Problem requirements
Nothing but the lines from the one containing "Convert this diagram to SVG code." to the end of the data should be returned, exactly as written; pictures are omitted.

↓

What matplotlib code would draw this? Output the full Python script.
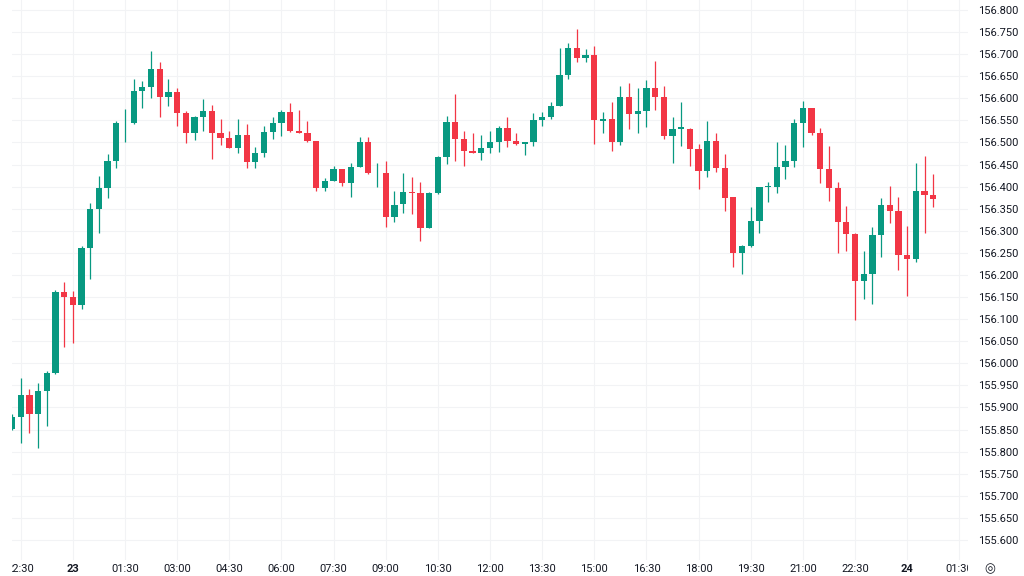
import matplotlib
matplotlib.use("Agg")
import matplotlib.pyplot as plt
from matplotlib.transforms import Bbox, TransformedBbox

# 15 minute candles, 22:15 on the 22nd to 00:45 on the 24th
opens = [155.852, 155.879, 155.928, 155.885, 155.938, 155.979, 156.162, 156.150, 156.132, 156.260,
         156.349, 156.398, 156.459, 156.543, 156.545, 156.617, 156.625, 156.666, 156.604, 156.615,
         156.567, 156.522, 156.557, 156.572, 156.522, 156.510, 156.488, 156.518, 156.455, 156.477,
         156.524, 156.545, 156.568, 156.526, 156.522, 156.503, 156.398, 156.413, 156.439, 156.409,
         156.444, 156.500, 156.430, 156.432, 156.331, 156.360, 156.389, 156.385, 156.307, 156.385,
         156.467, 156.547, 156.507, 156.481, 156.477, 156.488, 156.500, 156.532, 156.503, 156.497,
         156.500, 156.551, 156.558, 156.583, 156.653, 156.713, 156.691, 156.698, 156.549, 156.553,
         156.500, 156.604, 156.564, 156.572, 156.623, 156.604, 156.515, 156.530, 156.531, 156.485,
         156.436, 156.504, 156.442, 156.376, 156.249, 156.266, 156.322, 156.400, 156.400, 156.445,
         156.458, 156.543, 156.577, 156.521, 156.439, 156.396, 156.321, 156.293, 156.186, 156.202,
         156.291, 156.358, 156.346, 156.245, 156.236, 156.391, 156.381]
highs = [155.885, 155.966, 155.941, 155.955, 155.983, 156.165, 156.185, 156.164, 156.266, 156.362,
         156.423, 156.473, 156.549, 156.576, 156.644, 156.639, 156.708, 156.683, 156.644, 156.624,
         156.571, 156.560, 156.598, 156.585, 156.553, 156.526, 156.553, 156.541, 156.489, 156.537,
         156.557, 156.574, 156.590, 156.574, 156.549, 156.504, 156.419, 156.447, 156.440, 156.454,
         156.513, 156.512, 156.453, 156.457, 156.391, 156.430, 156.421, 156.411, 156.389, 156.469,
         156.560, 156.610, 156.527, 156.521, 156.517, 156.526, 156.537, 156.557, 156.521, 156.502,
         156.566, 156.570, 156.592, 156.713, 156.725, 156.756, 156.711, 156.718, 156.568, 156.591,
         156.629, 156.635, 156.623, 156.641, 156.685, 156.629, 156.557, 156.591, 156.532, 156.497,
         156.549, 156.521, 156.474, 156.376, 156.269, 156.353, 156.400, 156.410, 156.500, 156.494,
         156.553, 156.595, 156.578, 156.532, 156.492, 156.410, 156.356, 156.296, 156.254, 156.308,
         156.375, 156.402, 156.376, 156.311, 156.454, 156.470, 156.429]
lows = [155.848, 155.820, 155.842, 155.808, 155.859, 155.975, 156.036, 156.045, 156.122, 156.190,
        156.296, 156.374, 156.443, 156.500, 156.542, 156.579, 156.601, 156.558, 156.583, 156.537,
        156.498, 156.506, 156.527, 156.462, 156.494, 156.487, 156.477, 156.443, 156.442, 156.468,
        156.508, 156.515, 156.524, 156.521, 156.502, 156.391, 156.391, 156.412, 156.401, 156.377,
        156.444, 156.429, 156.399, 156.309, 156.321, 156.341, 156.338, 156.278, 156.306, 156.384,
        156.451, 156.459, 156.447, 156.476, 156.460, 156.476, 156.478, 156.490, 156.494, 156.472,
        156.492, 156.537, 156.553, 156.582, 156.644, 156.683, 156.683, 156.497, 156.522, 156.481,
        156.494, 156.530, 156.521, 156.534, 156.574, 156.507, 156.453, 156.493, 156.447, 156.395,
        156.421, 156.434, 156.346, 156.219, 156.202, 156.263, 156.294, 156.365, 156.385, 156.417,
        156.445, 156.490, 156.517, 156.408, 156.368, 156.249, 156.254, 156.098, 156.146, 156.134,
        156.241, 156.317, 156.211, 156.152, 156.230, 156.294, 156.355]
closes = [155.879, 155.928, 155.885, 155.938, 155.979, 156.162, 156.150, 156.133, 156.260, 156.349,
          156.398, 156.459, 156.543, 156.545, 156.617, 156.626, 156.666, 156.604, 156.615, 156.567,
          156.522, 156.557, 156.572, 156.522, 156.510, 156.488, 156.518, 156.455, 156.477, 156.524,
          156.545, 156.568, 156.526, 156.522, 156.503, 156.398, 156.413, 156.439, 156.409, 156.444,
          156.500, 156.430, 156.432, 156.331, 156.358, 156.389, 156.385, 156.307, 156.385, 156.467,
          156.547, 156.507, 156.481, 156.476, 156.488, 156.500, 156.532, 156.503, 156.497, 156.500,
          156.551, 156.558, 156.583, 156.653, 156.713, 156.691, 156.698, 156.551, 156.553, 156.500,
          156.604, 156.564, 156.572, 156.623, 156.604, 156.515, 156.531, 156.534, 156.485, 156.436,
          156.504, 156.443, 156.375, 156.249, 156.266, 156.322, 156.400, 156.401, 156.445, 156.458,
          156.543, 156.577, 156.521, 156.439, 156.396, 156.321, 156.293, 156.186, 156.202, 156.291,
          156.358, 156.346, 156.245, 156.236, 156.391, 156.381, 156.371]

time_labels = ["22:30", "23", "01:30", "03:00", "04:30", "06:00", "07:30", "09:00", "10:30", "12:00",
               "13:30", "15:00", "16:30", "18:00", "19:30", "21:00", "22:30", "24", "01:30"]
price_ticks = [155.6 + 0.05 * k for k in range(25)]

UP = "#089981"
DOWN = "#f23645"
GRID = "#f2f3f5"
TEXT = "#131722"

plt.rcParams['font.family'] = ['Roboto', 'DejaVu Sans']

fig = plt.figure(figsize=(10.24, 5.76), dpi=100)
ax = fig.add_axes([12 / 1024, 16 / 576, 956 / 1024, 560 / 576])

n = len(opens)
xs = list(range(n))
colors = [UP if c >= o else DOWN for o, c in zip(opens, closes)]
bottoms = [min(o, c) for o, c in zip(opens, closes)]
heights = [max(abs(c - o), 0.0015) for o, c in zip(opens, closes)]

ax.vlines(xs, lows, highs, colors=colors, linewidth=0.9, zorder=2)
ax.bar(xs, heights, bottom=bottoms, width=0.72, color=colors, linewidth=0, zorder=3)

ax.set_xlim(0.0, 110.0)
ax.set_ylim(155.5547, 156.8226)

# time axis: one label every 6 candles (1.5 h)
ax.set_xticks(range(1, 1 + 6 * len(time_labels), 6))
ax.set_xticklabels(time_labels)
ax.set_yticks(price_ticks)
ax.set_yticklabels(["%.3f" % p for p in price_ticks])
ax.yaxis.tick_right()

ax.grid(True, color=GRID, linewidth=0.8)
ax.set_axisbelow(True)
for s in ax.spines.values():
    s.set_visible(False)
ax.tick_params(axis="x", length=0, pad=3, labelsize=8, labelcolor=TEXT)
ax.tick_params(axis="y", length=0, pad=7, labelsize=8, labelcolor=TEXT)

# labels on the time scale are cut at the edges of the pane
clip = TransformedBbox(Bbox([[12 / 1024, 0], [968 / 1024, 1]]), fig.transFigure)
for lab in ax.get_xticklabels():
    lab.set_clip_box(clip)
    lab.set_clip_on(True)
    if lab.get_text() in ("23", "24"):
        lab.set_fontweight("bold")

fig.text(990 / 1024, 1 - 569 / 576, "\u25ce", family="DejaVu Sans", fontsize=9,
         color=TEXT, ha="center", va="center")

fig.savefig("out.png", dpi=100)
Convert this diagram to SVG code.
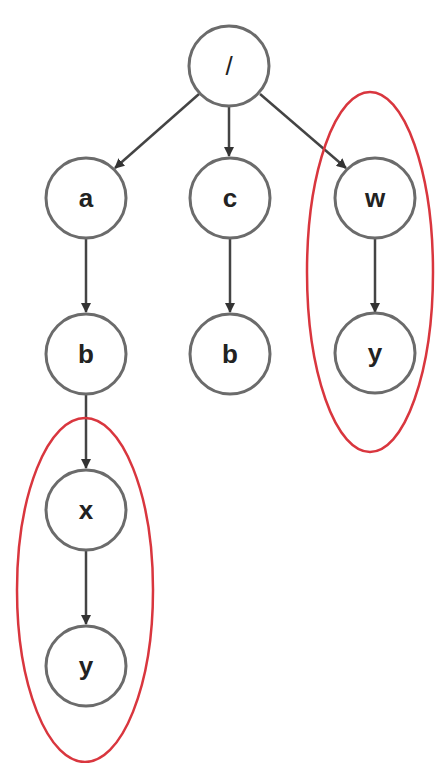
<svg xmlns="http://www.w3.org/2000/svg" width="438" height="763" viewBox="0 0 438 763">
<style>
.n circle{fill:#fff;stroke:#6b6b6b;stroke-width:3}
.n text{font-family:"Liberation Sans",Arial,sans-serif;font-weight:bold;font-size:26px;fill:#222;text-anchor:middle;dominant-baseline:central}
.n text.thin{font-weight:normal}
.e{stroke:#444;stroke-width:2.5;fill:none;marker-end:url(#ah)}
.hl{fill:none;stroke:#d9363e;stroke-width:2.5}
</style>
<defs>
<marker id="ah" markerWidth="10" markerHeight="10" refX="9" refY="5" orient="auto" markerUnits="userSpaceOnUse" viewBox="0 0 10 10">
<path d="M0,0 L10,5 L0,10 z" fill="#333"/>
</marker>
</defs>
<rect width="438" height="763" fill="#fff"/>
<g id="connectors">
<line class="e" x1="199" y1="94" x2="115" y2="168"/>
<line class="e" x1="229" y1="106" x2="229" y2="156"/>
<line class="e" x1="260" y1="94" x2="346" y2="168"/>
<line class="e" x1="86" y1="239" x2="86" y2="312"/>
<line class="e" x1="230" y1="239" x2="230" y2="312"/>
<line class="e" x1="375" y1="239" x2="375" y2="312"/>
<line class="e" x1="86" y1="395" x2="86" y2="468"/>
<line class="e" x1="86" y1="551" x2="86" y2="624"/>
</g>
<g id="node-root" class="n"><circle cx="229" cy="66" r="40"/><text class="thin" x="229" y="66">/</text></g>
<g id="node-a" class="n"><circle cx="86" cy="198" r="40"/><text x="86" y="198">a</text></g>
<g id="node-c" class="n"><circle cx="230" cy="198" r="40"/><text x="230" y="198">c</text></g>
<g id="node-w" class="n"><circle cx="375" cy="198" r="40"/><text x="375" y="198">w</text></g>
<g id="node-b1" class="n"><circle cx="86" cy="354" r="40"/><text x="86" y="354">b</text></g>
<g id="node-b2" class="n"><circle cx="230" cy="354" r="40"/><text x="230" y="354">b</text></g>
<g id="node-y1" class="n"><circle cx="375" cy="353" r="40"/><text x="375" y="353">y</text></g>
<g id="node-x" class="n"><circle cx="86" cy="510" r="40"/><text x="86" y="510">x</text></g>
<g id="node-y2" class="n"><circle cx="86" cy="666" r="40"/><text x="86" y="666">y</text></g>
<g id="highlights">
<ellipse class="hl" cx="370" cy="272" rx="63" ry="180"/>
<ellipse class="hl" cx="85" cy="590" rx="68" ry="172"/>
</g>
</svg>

↑

Answer below
Convert this diagram to SVG code.
<svg xmlns="http://www.w3.org/2000/svg" width="438" height="763" viewBox="0 0 438 763">
<style>
.n circle{fill:#fff;stroke:#6b6b6b;stroke-width:3}
.n text{font-family:"Liberation Sans",Arial,sans-serif;font-weight:bold;font-size:26px;fill:#222;text-anchor:middle;dominant-baseline:central}
.n text.thin{font-weight:normal}
.e{stroke:#444;stroke-width:2.5;fill:none;marker-end:url(#ah)}
.hl{fill:none;stroke:#d9363e;stroke-width:2.5}
</style>
<defs>
<marker id="ah" markerWidth="10" markerHeight="10" refX="9" refY="5" orient="auto" markerUnits="userSpaceOnUse" viewBox="0 0 10 10">
<path d="M0,0 L10,5 L0,10 z" fill="#333"/>
</marker>
</defs>
<rect width="438" height="763" fill="#fff"/>
<g id="connectors">
<line class="e" x1="199" y1="94" x2="115" y2="168"/>
<line class="e" x1="229" y1="106" x2="229" y2="156"/>
<line class="e" x1="260" y1="94" x2="346" y2="168"/>
<line class="e" x1="86" y1="239" x2="86" y2="312"/>
<line class="e" x1="230" y1="239" x2="230" y2="312"/>
<line class="e" x1="375" y1="239" x2="375" y2="312"/>
<line class="e" x1="86" y1="395" x2="86" y2="468"/>
<line class="e" x1="86" y1="551" x2="86" y2="624"/>
</g>
<g id="node-root" class="n"><circle cx="229" cy="66" r="40"/><text class="thin" x="229" y="66">/</text></g>
<g id="node-a" class="n"><circle cx="86" cy="198" r="40"/><text x="86" y="198">a</text></g>
<g id="node-c" class="n"><circle cx="230" cy="198" r="40"/><text x="230" y="198">c</text></g>
<g id="node-w" class="n"><circle cx="375" cy="198" r="40"/><text x="375" y="198">w</text></g>
<g id="node-b1" class="n"><circle cx="86" cy="354" r="40"/><text x="86" y="354">b</text></g>
<g id="node-b2" class="n"><circle cx="230" cy="354" r="40"/><text x="230" y="354">b</text></g>
<g id="node-y1" class="n"><circle cx="375" cy="353" r="40"/><text x="375" y="353">y</text></g>
<g id="node-x" class="n"><circle cx="86" cy="510" r="40"/><text x="86" y="510">x</text></g>
<g id="node-y2" class="n"><circle cx="86" cy="666" r="40"/><text x="86" y="666">y</text></g>
<g id="highlights">
<ellipse class="hl" cx="370" cy="272" rx="63" ry="180"/>
<ellipse class="hl" cx="85" cy="590" rx="68" ry="172"/>
</g>
</svg>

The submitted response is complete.